Le Trio n° 45 en mi bémol majeur (HobXV.29) est le dernier de la série dédiée à la pianiste Thérèse Jansen-Bartolozzi. Par sa liberté et sa fantaisie, il présente beaucoup de caractéristiques des dernières oeuvres de musique de chambre de Joseph Haydn, notamment les quatuors opus 76.
Le premier mouvement, poco allegretto à 2/4, échappe à toute classification. Sa structure ne correspond à aucune forme connue. Après un accord arpégé de mi bémol majeur, le thème consiste en deux quintes suivies d'une formule mélodique aux rythmes pointés chantée par le violon et la main droite du pianiste à l'unissson. Dans la suite on assiste à divers jeux contrapuntiques (imitations, canons...) basées essentiellement sur les deux parties du thème. Un très court intermède mineur consiste en une admirable mélodie du violon accompagné sobrement par le piano, ce passage me fait penser au magnifique choeur des âmes dolentes "Infelici ombre dolenti..." au quatrième acte d'Orfeo ed Euridice, composé à Londres en 1791. La reprise consiste en une grande variation sur la première partie suivie par une vaste coda, véritable fantaisie aux accents quasi Schumanniens. Tout se termine par un nouvel énoncé cette fois brillamment affirmé du thème initial. Ce morceau baigne dans une ambience en demi teintes quasiment vespérale. Il mériterait d'être aussi connu que le quatuor "Les Quintes" opus 76 n°2.
C'est à mon avis un climat d'une tristesse poignante qui règne dans le très court Andantino ed innocentemente en si majeur (1), véritable nocturne avant la lettre, qui comme le premier mouvement est entièrement durchcomponiert. L'extrême concision qui règne dans la 61ème sonate en ré majeur pour piano contemporaine se retrouve encore ici.
Le Finale "in the german style", Presto Assai 3/4, évolue sous un ciel sans nuages. Ce finale doit son nom à son rythme de valse allemande particulièrement entraînant qui lui donne une allure de divertissement. C'est pourtant une solide structure sonate rigoureusement construite à partir d'un thème unique. On a de plus affaire à un des mouvements les plus brillants et virtuoses parmi tous ceux des trios pour piano, violon et violoncelle. La fin de l'exposition est remarquable par l'introduction d'un contre sujet de six noires qui va jouer un rôle majeur dans le développement en se mesurant avec le thème principal lors d'un affrontement magnifique de puissance.

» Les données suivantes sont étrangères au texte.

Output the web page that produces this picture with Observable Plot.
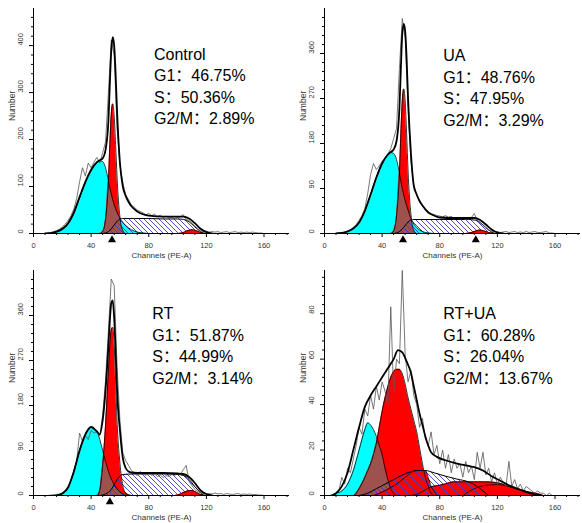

Si j'avais écouté ce morceau, plusieurs années auparavant, à l'aveugle, et qu'on m'aurait demandé le nom de l'auteur, j'aurais répondu sans hésiter: Ludwig van Beethoven!
En tout état de cause, ce magnifique finale termine en beauté la série de trois trios dédiés à Thérèse Jansen-Bartolozzi. Selon HC Robbins Landon, ces trios seraient les derniers composés parmi ceux que nous avons déjà examinés; ils auraient même pu être achevés lors du retour à Vienne en septembre 1795.
(1) Un adagio en si majeur suivant un premier mouvement en mi bémol majeur se retrouvera dans le concerto pour piano n°5 de Beethoven (2)
(2) Cité dans Marc Vignal, Joseph Haydn, Fayard, 1988.